Omit pictures and quote the listing below line by line, from its start through the line that holds "import plotly.graph_objects as go".
*****
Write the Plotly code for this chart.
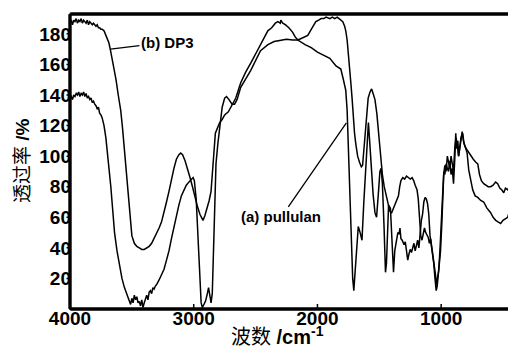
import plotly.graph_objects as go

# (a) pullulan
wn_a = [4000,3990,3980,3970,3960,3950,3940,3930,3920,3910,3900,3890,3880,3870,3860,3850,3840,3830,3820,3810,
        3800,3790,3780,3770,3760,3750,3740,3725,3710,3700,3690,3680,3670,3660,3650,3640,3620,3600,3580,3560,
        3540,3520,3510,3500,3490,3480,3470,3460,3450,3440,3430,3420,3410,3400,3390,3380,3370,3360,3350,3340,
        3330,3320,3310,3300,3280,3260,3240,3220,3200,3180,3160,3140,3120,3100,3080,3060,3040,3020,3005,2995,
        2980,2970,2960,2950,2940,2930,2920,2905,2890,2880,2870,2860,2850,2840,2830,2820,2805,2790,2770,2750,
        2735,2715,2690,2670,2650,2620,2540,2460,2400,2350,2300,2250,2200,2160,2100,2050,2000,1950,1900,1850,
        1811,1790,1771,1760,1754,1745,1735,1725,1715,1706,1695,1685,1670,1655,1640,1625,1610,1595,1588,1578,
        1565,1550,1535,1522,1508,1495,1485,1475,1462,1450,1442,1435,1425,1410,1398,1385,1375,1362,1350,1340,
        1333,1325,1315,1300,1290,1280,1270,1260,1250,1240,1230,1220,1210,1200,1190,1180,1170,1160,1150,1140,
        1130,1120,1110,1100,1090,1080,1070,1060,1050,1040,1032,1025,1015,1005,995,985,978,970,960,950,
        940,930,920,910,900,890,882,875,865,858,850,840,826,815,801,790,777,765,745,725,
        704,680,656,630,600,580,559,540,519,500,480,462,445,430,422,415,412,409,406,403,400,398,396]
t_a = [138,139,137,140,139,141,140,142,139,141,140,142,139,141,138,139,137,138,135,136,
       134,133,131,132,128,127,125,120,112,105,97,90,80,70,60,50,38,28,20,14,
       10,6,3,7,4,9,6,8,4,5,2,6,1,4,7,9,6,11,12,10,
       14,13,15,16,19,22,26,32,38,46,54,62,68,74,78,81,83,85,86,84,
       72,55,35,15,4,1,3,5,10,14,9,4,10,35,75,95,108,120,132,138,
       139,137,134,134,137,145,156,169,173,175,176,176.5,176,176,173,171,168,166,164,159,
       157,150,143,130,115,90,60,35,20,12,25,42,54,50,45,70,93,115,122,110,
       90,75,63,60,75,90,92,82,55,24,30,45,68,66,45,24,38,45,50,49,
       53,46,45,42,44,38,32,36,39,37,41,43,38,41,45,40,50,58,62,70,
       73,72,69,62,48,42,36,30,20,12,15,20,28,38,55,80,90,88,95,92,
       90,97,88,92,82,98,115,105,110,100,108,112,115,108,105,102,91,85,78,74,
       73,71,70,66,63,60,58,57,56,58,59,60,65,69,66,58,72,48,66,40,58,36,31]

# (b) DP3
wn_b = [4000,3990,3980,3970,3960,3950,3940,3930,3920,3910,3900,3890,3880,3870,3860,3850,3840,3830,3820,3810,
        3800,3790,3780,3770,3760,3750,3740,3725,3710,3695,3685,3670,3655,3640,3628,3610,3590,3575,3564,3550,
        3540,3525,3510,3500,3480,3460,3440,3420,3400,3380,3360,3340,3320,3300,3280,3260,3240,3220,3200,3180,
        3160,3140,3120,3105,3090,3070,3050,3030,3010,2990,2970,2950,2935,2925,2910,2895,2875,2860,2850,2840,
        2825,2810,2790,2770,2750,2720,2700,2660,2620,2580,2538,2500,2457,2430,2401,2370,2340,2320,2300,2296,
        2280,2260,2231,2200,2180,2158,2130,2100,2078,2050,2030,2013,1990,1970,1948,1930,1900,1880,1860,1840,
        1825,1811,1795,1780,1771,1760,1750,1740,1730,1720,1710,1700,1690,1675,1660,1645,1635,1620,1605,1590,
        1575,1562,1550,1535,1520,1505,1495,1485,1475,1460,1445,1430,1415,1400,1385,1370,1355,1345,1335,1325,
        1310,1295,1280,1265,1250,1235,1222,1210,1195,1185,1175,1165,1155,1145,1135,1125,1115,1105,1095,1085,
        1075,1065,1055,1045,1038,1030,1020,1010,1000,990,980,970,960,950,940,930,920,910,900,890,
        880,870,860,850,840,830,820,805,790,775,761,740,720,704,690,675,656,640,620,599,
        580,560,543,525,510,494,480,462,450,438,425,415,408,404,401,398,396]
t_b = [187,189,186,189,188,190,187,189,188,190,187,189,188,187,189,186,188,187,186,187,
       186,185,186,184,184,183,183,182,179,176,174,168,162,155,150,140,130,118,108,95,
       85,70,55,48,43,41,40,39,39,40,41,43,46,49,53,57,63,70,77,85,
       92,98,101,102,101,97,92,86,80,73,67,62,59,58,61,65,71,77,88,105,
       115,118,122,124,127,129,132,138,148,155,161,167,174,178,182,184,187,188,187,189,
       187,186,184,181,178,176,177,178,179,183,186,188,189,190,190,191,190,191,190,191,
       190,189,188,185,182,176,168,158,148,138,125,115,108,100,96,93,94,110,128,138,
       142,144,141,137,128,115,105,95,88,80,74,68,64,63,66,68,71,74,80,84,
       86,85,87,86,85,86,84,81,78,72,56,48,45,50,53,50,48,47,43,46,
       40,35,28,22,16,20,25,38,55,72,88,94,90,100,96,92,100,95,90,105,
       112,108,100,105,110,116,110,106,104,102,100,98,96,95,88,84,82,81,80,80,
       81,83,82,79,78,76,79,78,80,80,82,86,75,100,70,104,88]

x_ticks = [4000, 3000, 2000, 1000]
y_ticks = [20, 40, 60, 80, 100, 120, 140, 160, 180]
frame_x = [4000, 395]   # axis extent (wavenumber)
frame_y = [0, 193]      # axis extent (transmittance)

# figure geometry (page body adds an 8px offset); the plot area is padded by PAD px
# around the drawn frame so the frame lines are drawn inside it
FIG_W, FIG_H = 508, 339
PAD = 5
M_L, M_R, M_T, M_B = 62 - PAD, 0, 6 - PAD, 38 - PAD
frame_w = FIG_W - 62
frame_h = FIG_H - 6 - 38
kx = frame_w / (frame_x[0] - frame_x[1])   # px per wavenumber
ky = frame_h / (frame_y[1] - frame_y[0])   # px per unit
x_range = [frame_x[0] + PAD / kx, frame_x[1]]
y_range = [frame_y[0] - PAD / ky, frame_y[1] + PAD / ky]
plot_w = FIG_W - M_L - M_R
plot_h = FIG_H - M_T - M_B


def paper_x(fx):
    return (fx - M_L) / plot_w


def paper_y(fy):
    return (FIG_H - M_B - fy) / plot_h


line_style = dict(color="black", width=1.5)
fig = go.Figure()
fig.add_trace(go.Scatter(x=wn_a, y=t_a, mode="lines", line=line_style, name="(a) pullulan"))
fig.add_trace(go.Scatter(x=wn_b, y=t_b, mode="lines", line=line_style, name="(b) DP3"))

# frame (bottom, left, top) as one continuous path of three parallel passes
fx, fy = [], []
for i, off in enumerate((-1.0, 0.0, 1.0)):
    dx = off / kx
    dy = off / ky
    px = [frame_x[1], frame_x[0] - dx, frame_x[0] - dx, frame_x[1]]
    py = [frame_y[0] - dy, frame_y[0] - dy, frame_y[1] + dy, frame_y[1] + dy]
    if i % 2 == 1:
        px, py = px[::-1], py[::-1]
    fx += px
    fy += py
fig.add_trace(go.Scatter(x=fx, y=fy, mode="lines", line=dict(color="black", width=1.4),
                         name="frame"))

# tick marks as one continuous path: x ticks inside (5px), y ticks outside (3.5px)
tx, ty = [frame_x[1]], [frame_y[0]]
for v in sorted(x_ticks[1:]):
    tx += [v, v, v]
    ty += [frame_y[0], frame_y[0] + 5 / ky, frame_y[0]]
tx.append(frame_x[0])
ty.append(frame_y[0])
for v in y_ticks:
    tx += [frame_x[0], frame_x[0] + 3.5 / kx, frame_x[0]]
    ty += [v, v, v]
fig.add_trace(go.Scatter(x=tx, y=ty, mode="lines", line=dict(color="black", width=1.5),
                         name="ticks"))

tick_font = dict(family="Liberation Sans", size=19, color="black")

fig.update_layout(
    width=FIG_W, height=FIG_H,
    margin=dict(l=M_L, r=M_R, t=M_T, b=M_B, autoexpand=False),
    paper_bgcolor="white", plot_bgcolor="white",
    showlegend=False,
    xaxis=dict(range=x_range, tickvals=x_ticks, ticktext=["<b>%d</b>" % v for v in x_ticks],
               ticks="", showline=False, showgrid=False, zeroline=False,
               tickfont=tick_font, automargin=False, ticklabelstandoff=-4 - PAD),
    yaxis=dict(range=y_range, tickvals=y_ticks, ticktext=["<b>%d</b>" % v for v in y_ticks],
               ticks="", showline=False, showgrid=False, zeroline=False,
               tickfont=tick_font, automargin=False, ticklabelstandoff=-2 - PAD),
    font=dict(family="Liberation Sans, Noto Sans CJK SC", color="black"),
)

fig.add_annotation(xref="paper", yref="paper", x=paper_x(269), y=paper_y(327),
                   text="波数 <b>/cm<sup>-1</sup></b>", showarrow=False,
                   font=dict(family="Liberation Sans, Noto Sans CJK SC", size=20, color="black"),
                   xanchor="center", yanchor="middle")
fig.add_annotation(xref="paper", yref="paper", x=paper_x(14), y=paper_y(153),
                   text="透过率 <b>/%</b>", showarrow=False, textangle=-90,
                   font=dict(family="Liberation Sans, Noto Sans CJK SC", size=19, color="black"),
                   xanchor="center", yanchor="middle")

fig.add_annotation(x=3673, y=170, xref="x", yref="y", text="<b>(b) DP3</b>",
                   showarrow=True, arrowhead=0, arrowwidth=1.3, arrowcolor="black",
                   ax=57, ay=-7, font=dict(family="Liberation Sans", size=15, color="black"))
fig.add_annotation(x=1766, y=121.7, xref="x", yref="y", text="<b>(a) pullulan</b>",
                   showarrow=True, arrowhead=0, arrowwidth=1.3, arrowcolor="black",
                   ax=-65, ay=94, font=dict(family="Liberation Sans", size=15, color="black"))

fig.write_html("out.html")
*****
Output of the exercise:
Write the Plotly code for this chart.
import plotly.graph_objects as go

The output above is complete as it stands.